**Available data:**
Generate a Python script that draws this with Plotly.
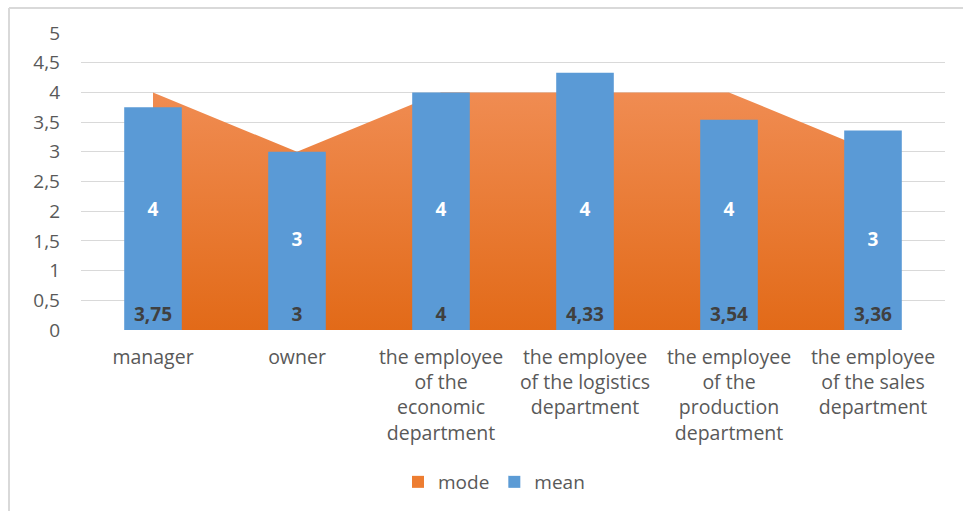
import plotly.graph_objects as go

categories = ["manager", "owner",
              "the employee<br>of the<br>economic<br>department",
              "the employee<br>of the logistics<br>department",
              "the employee<br>of the<br>production<br>department",
              "the employee<br>of the sales<br>department"]
mode_vals = [4, 3, 4, 4, 4, 3]
mean_vals = [3.75, 3, 4, 4.33, 3.54, 3.36]
y_ticks = [0, 0.5, 1, 1.5, 2, 2.5, 3, 3.5, 4, 4.5, 5]

def fmt(v):
    s = ("%.2f" % v).rstrip("0").rstrip(".")
    return s.replace(".", ",")

y_ticktext = [fmt(v) for v in y_ticks]
xpos = list(range(len(categories)))

FONT = "Open Sans"
GRAY = "#595959"

fig = go.Figure()

# area (mode) on base axes
fig.add_trace(go.Scatter(
    x=xpos, y=mode_vals, mode="none", fill="tozeroy",
    fillgradient=dict(type="vertical", start=0, stop=4,
                      colorscale=[[0, "#E26A18"], [1, "#F08C52"]]),
    showlegend=False, hoverinfo="skip", xaxis="x", yaxis="y"))

# bars (mean) on overlay axes so they are drawn above the area
fig.add_trace(go.Bar(
    x=xpos, y=mean_vals, width=0.4, marker=dict(color="#5A9AD6", line=dict(width=0)),
    text=[fmt(v) for v in mean_vals], textposition="inside", insidetextanchor="start",
    textangle=0,
    textfont=dict(family=FONT, size=19, color="#404040", weight="bold"),
    showlegend=False, xaxis="x2", yaxis="y2"))

# mode labels at half height
fig.add_trace(go.Scatter(
    x=xpos, y=[v / 2 for v in mode_vals], mode="text",
    text=[fmt(v) for v in mode_vals],
    textfont=dict(family=FONT, size=19, color="white", weight="bold"),
    showlegend=False, hoverinfo="skip", xaxis="x2", yaxis="y2"))

# legend entries
fig.add_trace(go.Scatter(x=[None], y=[None], mode="markers", name="mode",
                         marker=dict(symbol="square", size=12, color="#ED7D31")))
fig.add_trace(go.Scatter(x=[None], y=[None], mode="markers", name="mean",
                         marker=dict(symbol="square", size=12, color="#5B9BD5")))

xr = [-0.5, len(categories) - 0.5]
yr = [0, 5]

fig.update_layout(
    width=963, height=511,
    margin=dict(l=81, r=18, t=33, b=181, autoexpand=False),
    plot_bgcolor="white", paper_bgcolor="white",
    font=dict(family=FONT, size=19, color=GRAY),
    xaxis=dict(range=xr, tickvals=xpos, ticktext=categories, showgrid=False,
               zeroline=False, showline=False, ticks="", automargin=False,
               ticklabelstandoff=13, tickfont=dict(size=19.5, color=GRAY)),
    yaxis=dict(range=yr, tickvals=y_ticks, ticktext=y_ticktext, showgrid=True,
               gridcolor="#D9D9D9", gridwidth=1, zeroline=False, showline=False,
               ticks="", automargin=False, ticklabelstandoff=20,
               tickfont=dict(size=19, color=GRAY)),
    xaxis2=dict(range=xr, overlaying="x", visible=False),
    yaxis2=dict(range=yr, overlaying="y", visible=False),
    legend=dict(orientation="h", x=0.478, xanchor="center",
                yref="container", y=1 - 482 / 511, yanchor="middle",
                font=dict(size=19, color=GRAY), itemwidth=30),
    shapes=[
        dict(type="line", xref="paper", yref="paper", x0=(9 - 81) / 864, x1=(963 - 81) / 864,
             y0=(330 - 8) / 297, y1=(330 - 8) / 297, line=dict(color="#D9D9D9", width=2)),
        dict(type="line", xref="paper", yref="paper", x0=(9 - 81) / 864, x1=(9 - 81) / 864,
             y0=(330 - 8) / 297, y1=(330 - 520) / 297, line=dict(color="#D9D9D9", width=2)),
    ],
)

fig.write_html("out.html")
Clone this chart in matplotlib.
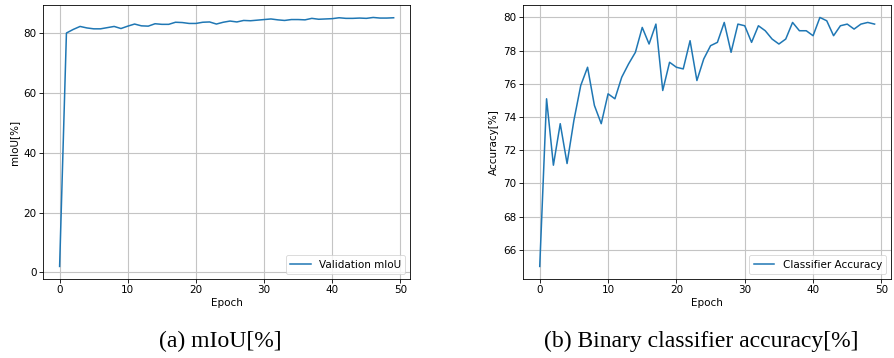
import numpy as np
import matplotlib
matplotlib.use('Agg')
import matplotlib.pyplot as plt

# %% Data
epochs = np.arange(50)

miou = [2.0, 80.0, 81.2, 82.2, 81.7, 81.4, 81.4, 81.8, 82.2, 81.5,
        82.3, 83.0, 82.4, 82.3, 83.1, 82.9, 82.9, 83.6, 83.5, 83.2,
        83.2, 83.6, 83.7, 83.0, 83.6, 84.0, 83.7, 84.2, 84.1, 84.3,
        84.5, 84.7, 84.4, 84.2, 84.5, 84.5, 84.4, 84.9, 84.6, 84.7,
        84.8, 85.1, 84.9, 84.9, 85.0, 84.9, 85.2, 85.0, 85.0, 85.1]

accuracy = [65.0, 75.1, 71.1, 73.6, 71.2, 73.8, 75.9, 77.0, 74.7, 73.6,
            75.4, 75.1, 76.4, 77.2, 77.9, 79.4, 78.4, 79.6, 75.6, 77.3,
            77.0, 76.9, 78.6, 76.2, 77.5, 78.3, 78.5, 79.7, 77.9, 79.6,
            79.5, 78.5, 79.5, 79.2, 78.7, 78.4, 78.7, 79.7, 79.2, 79.2,
            78.9, 80.0, 79.8, 78.9, 79.5, 79.6, 79.3, 79.6, 79.7, 79.6]

captions = ['(a) mIoU[%]', '(b) Binary classifier accuracy[%]']
ylabels = ['mIoU[%]', 'Accuracy[%]']
labels = ['Validation mIoU', 'Classifier Accuracy']
series = [miou, accuracy]

# %% Plot
fs = 7.5
fig = plt.figure(figsize=(8.94, 3.58), dpi=100)
axes = [fig.add_axes([0.048, 0.221, 0.411, 0.765]),
        fig.add_axes([0.585, 0.221, 0.412, 0.765])]

for ax, y, lab, ylab in zip(axes, series, labels, ylabels):
    ax.plot(epochs, y, color='#1f77b4', lw=1.1, label=lab)
    ax.grid(True, color='#c4c4c4', lw=0.8)
    ax.set_xlabel('Epoch', fontsize=fs, labelpad=2)
    ax.set_ylabel(ylab, fontsize=fs, labelpad=3)
    ax.tick_params(labelsize=fs, length=2.6, width=0.6, pad=2)
    ax.set_xticks([0, 10, 20, 30, 40, 50])
    for s in ax.spines.values():
        s.set_linewidth(0.6)
    ax.legend(loc='lower right', fontsize=fs, handlelength=2.0,
              borderpad=0.4, framealpha=0.8, fancybox=True).get_frame().set_linewidth(0.6)

axes[1].set_yticks([66, 68, 70, 72, 74, 76, 78, 80])

fig.text(0.246, 0.047, captions[0], ha='center', va='center',
         family='Liberation Serif', fontsize=17)
fig.text(0.784, 0.047, captions[1], ha='center', va='center',
         family='Liberation Serif', fontsize=17)

fig.savefig('out.png', dpi=100)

**Request:** Find how many lines in the material hold the word "matplotlib" and state that number alone.

**Task output:** 4